COTTONWOOD — As the countdown to Christmas Day ensues, many kids are jittery with joy and antsy with anticipation, wondering what items on their wish lists will soon be fulfilled between parents, family members and the man in the big red suit.
However, others are anxious that because of difficult life circumstances, they might not get anything at all.
A Cottonwood second-grader experienced the Christmastime blues when he was 4 years old while staying with another family. He was moved when he realized the children there had to play with broken toys. They had no choice.
He didn’t want any of the kids at his school to experience the melancholy sometimes associated with the holiday season. So he put his money where his heart is and saved the weekly allowance he earned from his parents for making good grades for nearly a year to buy as many presents as he could.
“I wanted everyone to have a good Christmas because I want people to be really happy because they are getting some stuff and getting something to be playing with,” Luke Ewing said.
Throughout the year, he and his mom, Julie Roberts, collected coupons, found sales and shopped at local stores — often two to three times a week. He even went “Black Friday sale-ing” to add a variety of gift items to his stockpile.
“I just couldn’t believe how much he had saved up the whole year,” his mom said.
The yearlong project yielded hundreds of gifts, including activity books, toys, puzzles, coloring books, clothing and shoes in all sizes, stickers and more. The 7-year-old had a gift picked out for toddlers and older students — girls and boys.
“I got all this stuff for them to make them to be happy and have a great Christmas,” Luke said.
Cottonwood High School Principal Paul Strange and guidance counselor Kala Hamilton said they were informed of the “gift” by Luke’s mom, but they did not realize the extent of the donation until they began unloading her car Monday.
“I never dreamed that they would have enough stuff to fill up a room,” Strange said.
Hamilton was brought to tears by Luke’s kind act and his understanding of a present need in the community that will lead to at least 32 students being blessed with presents.
“It was shocking because most kids at his age — he’s in the second grade — they’re all about receiving, receiving. But this child really is all about giving,” Hamilton said. “It’s amazing that something like this was laid on his heart to do.”
At least 10 families have been identified by local churches and organizations in the Cottonwood area. Those parents will be able to visit the room of gift items to “shop” for all of their children, regardless of age.
Luke and his parents even provided stockings, bags and bows for the presents.

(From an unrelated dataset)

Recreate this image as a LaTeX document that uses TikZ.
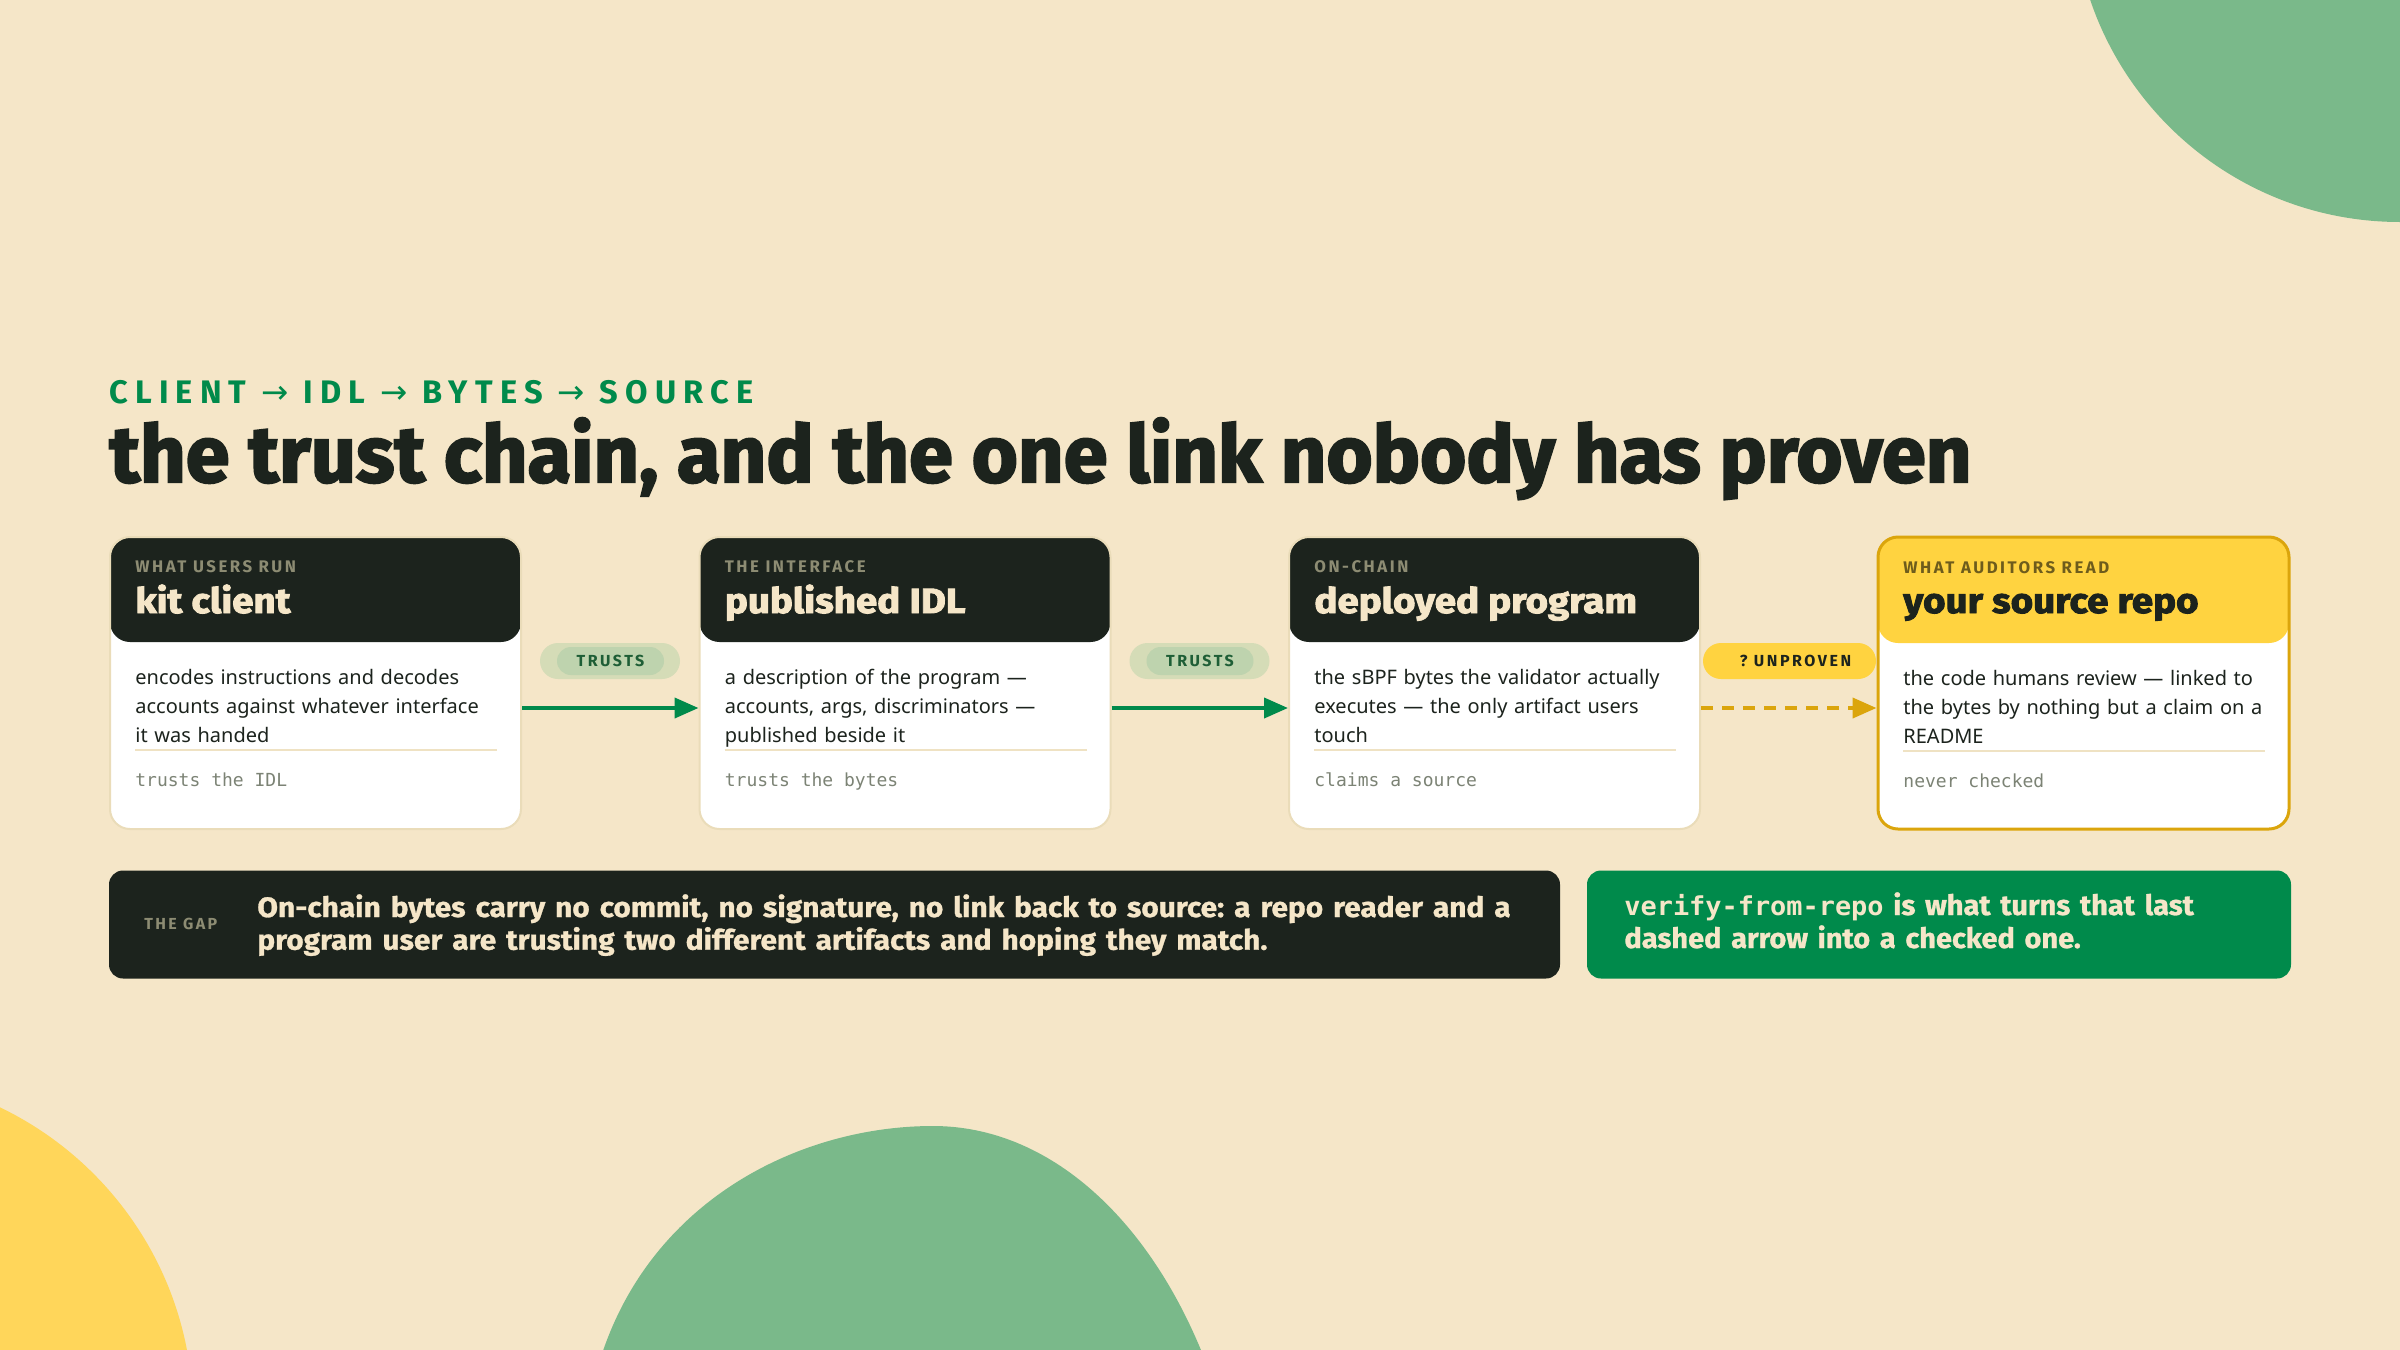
\documentclass[tikz,border=0pt]{standalone}
\usepackage{fontspec}
\usepackage{graphicx}
\setmainfont{Noto Sans}
\setmonofont{DejaVu Sans Mono}
\newfontfamily\titlefont{Fira Sans}[BoldFeatures={FakeBold=2.5}]
\newfontfamily\headfont{Fira Sans}[BoldFeatures={FakeBold=1}]
\newfontfamily\labelfont{Fira Sans}[LetterSpace=15]
\newfontfamily\pillfont{Fira Sans}[LetterSpace=16]
\newfontfamily\kickerfont{Fira Sans}[LetterSpace=22]
\newfontfamily\arrowfont{DejaVu Sans}[LetterSpace=22]
\usetikzlibrary{arrows.meta}
\definecolor{bg}{HTML}{F5E6C8}
\definecolor{ink}{HTML}{1C231D}
\definecolor{cream}{HTML}{F5E6C8}
\definecolor{brandgreen}{HTML}{008A4B}
\definecolor{sage}{HTML}{7AB98A}
\definecolor{sun}{HTML}{FFD340}
\definecolor{sunblob}{HTML}{FFD65A}
\definecolor{gold}{HTML}{DBA50C}
\definecolor{tanline}{HTML}{EFE2C3}
\definecolor{cardborder}{HTML}{EADCB9}
\definecolor{labelgrey}{HTML}{8D8C73}
\definecolor{monogrey}{HTML}{7C8375}
\definecolor{pillout}{HTML}{D5DCB7}
\definecolor{pillin}{HTML}{BED3AE}
\definecolor{pilltext}{HTML}{1E5E36}
\definecolor{sunlabel}{HTML}{6E5C1C}
\newcommand{\wide}[2]{\scalebox{#1}[1]{#2}}
\frenchspacing
\begin{document}
\begin{tikzpicture}[x=0.5pt,y=-0.5pt,
  card/.style={rectangle, rounded corners=10pt, minimum width=205.5pt, minimum height=146pt, inner sep=0pt, fill=white, draw=cardborder, line width=1pt},
  darkhead/.style={path picture={\fill[ink] (path picture bounding box.north west) rectangle ([yshift=-52.5pt]path picture bounding box.north east);}},
  sunhead/.style={path picture={\fill[sun] (path picture bounding box.north west) rectangle ([yshift=-53pt]path picture bounding box.north east);}},
  lbl/.style={anchor=base west, inner sep=0pt, font=\labelfont\bfseries\fontsize{8.4pt}{9pt}\selectfont, text=labelgrey},
  ttl/.style={anchor=base west, inner sep=0pt, font=\titlefont\bfseries\fontsize{17.5pt}{20pt}\selectfont, text=cream},
  body/.style={anchor=base west, inner sep=0pt, text width=185pt, align=left, font=\fontsize{10pt}{14.5pt}\selectfont, text=ink},
  mono/.style={anchor=base west, inner sep=0pt, font=\ttfamily\fontsize{9pt}{10pt}\selectfont, text=monogrey},
  sepline/.style={draw=tanline, line width=1pt},
  flow/.style={draw=brandgreen, line width=2pt, -{Triangle[length=12pt,width=10pt]}},
  dflow/.style={draw=gold, line width=2pt, dash pattern=on 6pt off 4.5pt, -{Triangle[length=12pt,width=10pt]}},
  pillbg/.style={fill=pillout, rounded corners=9pt, minimum width=70pt, minimum height=18pt, inner sep=0pt},
  pilltag/.style={fill=pillin, rounded corners=7pt, minimum width=53.5pt, minimum height=14pt, inner sep=0pt, font=\pillfont\bfseries\fontsize{8pt}{9pt}\selectfont, text=pilltext},
  bar/.style={rounded corners=7pt, minimum height=54pt, inner sep=0pt},
  bartext/.style={anchor=base west, inner sep=0pt, text width=660pt, align=left, text=cream, font=\headfont\bfseries\fontsize{14pt}{15.75pt}\selectfont}
]
\useasboundingbox (0,0) rectangle (2400,1350);
\fill[bg] (0,0) rectangle (2400,1350);
\begin{scope}
  \clip (0,0) rectangle (2400,1350);
  \fill[sage] (2400,-105) circle[radius=163.5pt];
  \fill[sunblob] (-147,1414) circle[radius=170pt];
  \fill[sage] (600,1360) .. controls (650,1200) and (800,1126) .. (933,1126)
     .. controls (1050,1126) and (1150,1220) .. (1205,1360) -- cycle;
\end{scope}

% heading
\node[anchor=base west, inner sep=0pt, text=brandgreen] (kicker) at (109,403)
  {\resizebox{322pt}{!}{\kickerfont\bfseries\fontsize{14pt}{16pt}\selectfont CLIENT {\arrowfont\mdseries →} IDL {\arrowfont\mdseries →} BYTES {\arrowfont\mdseries →} SOURCE}};
\node[anchor=base west, inner sep=0pt, text=ink] (title) at (109,482)
  {\resizebox{931pt}{!}{\titlefont\bfseries\fontsize{34pt}{40pt}\selectfont the trust chain, and the one link nobody has proven}};

% cards
\node[card, darkhead] (c1) at (315.5,683) {};
\node[card, darkhead] (c2) at (905,683) {};
\node[card, darkhead] (c3) at (1494.5,683) {};
\node[card, sunhead, draw=gold, line width=1.5pt] (c4) at (2083.5,683) {};

% card 1
\node[lbl] (c1l) at (135,572) {WHAT USERS RUN};
\node[ttl] (c1t) at (135,613) {\wide{1.1}{kit client}};
\node[body] (c1b) at (135,684) {encodes instructions and decodes\\accounts against whatever interface\\it was handed};
\draw[sepline] (135,750) -- (497,750);
\node[mono] (c1m) at (135,786) {trusts the IDL};

% card 2
\node[lbl] (c2l) at (724.5,572) {THE INTERFACE};
\node[ttl] (c2t) at (724.5,613) {\wide{1.1}{published IDL}};
\node[body] (c2b) at (724.5,684) {a description of the program —\\accounts, args, discriminators —\\published beside it};
\draw[sepline] (724.5,750) -- (1086.5,750);
\node[mono] (c2m) at (724.5,786) {trusts the bytes};

% card 3
\node[lbl] (c3l) at (1314,572) {ON-CHAIN};
\node[ttl] (c3t) at (1314,613) {\wide{1.1}{deployed program}};
\node[body] (c3b) at (1314,684) {the sBPF bytes the validator actually\\executes — the only artifact users\\touch};
\draw[sepline] (1314,750) -- (1676,750);
\node[mono] (c3m) at (1314,786) {claims a source};

% card 4
\node[lbl, text=sunlabel] (c4l) at (1903,573) {WHAT AUDITORS READ};
\node[ttl, text=ink] (c4t) at (1903,613) {\wide{1.1}{your source repo}};
\node[body] (c4b) at (1903,685) {the code humans review — linked to\\the bytes by nothing but a claim on a\\README};
\draw[sepline] (1903,751) -- (2265,751);
\node[mono] (c4m) at (1903,787) {never checked};

% pills
\node[pillbg] (p1bg) at (610,661) {};
\node[pilltag] (p1) at (610.5,661) {TRUSTS};
\node[pillbg] (p2bg) at (1199.5,661) {};
\node[pilltag] (p2) at (1200,661) {TRUSTS};
\node[fill=sun, rounded corners=9pt, minimum width=86.5pt, minimum height=18pt, inner sep=0pt,
      font=\pillfont\bfseries\fontsize{8pt}{9pt}\selectfont, text=ink] (p3) at (1789.5,661) {\hspace{6pt}? UNPROVEN};

% connectors
\draw[flow] ([yshift=-12.5pt]c1.east) -- ([yshift=-12.5pt]c2.west);
\draw[flow] ([yshift=-12.5pt]c2.east) -- ([yshift=-12.5pt]c3.west);
\draw[dflow] ([yshift=-12.5pt]c3.east) -- ([yshift=-12.5pt]c4.west);

% bottom bars
\node[bar, fill=ink, minimum width=725.5pt] (gap) at (834.5,924.5) {};
\node[anchor=west, inner sep=0pt, text=labelgrey, font=\labelfont\bfseries\fontsize{8pt}{9pt}\selectfont] (gapl) at (144,924) {THE GAP};
\node[bartext] (gapt) at (257,917) {\wide{1.065}{On-chain bytes carry no commit, no signature, no link back to source: a repo reader and a}\\[0.6pt]\wide{1.065}{program user are trusting two different artifacts and hoping they match.}};
\node[bar, fill=brandgreen, minimum width=352pt] (fix) at (1939,924.5) {};
\node[bartext, text width=330pt, font=\headfont\bfseries\fontsize{14pt}{16.5pt}\selectfont] (fixt) at (1624,915) {\wide{1.035}{{\ttfamily\bfseries\fontsize{13pt}{16.5pt}\selectfont verify-from-repo} is what turns that last}\\\wide{1.035}{dashed arrow into a checked one.}};
\end{tikzpicture}
\end{document}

Roberts said she tried to instill a generous heart in Luke by making him see that some kids don’t have the same things.
“He is very tenderhearted, and he loves everybody,” Roberts said. “Next year, he wants to do it even bigger.”
Strange said last year, Luke gave his old toys to the school to pass on to students in need.
The administration hopes that the generosity will encourage a cycle of paying it forward.
“Maybe this will impact some of our other children here to give next year,” Strange said.
Hamilton credited the administration’s awareness of students’ needs for creating the atmosphere for goodwill in the school, something that has also led to the formation of a closet at the school that provides free clothing.